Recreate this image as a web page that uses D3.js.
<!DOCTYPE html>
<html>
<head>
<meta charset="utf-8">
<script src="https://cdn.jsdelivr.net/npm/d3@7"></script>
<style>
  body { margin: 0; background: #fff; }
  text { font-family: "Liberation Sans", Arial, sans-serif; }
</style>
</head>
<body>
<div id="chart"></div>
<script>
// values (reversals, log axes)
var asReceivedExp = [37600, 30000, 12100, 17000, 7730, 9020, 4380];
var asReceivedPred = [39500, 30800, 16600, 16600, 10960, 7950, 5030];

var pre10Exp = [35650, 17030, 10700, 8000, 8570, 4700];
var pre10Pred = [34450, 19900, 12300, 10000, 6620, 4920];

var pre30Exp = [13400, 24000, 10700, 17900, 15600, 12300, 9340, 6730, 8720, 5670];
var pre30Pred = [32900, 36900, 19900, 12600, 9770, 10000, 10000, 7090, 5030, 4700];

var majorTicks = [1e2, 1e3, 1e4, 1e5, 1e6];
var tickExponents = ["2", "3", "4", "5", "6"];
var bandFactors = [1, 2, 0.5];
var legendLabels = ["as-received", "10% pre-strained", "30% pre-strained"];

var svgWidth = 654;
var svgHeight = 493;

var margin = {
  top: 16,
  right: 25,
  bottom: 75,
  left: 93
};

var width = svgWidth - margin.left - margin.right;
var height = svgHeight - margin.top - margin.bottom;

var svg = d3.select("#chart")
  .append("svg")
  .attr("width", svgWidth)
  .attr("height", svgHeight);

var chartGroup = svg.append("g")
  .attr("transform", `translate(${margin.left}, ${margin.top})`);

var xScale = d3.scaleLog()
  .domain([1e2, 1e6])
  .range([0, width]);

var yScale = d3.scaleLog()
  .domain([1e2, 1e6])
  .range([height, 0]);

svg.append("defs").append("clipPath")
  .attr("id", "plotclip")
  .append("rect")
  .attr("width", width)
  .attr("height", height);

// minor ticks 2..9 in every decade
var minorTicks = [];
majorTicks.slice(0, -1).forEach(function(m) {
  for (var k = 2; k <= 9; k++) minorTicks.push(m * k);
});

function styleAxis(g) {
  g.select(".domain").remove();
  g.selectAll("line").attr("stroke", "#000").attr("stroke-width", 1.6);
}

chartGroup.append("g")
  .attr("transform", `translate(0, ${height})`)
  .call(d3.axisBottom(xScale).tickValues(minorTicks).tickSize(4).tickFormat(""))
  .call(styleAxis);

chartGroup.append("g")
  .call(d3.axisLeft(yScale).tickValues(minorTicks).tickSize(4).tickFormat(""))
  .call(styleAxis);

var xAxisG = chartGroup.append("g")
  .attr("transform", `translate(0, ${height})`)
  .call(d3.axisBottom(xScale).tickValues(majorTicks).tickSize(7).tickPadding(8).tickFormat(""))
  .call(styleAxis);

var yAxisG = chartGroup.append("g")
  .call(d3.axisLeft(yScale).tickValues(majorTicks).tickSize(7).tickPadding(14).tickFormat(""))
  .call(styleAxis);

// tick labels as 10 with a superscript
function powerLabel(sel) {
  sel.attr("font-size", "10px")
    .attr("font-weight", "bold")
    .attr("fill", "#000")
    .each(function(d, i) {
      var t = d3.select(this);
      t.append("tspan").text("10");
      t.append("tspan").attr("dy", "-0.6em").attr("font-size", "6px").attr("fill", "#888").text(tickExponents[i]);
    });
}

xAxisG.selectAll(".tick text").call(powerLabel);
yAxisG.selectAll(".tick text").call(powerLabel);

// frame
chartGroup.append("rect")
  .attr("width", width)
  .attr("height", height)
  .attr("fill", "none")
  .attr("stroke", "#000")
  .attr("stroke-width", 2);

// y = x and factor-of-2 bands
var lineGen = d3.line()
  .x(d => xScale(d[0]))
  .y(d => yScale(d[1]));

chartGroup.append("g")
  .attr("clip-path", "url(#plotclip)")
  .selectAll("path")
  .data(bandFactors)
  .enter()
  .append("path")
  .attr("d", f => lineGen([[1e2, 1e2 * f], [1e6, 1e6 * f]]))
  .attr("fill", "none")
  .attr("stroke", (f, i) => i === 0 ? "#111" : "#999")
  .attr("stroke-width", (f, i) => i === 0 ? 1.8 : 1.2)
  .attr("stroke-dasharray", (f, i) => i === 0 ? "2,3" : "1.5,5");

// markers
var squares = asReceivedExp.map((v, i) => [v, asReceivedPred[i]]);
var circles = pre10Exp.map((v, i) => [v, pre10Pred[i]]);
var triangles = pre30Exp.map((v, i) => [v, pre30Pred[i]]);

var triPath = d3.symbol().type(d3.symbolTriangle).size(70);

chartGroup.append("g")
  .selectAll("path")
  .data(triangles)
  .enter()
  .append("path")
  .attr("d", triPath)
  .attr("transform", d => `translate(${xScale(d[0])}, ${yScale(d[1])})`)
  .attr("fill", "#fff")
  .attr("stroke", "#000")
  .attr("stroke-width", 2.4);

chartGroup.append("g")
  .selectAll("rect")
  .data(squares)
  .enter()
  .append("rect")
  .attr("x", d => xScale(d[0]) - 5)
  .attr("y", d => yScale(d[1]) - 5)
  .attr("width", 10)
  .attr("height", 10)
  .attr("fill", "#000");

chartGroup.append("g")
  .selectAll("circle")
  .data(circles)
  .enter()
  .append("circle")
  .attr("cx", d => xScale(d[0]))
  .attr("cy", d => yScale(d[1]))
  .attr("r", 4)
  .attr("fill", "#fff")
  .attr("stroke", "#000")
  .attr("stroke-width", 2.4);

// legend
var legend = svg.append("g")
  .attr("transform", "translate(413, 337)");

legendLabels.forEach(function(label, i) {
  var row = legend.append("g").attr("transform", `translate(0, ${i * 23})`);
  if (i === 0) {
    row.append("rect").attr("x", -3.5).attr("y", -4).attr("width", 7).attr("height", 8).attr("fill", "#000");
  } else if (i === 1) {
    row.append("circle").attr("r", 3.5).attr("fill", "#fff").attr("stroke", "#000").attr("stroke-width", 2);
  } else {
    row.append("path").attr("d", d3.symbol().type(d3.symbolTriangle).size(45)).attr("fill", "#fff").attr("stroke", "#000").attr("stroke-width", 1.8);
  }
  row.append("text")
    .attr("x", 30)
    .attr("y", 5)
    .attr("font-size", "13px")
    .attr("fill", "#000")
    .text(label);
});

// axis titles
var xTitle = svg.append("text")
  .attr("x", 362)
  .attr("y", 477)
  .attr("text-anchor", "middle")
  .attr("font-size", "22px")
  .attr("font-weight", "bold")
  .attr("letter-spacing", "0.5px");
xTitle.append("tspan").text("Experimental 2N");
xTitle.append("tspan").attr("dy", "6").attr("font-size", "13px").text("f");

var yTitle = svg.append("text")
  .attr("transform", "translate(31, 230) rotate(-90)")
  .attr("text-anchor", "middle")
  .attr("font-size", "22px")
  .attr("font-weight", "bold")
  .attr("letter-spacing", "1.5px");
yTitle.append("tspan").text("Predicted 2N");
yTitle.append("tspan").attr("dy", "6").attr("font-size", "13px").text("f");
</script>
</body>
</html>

● ● ● ●

**Directive**
Scan the listing above for the word "this" and show each line where it is found.

**Solved problem**
Recreate this image as a web page that uses D3.js.
      var t = d3.select(this);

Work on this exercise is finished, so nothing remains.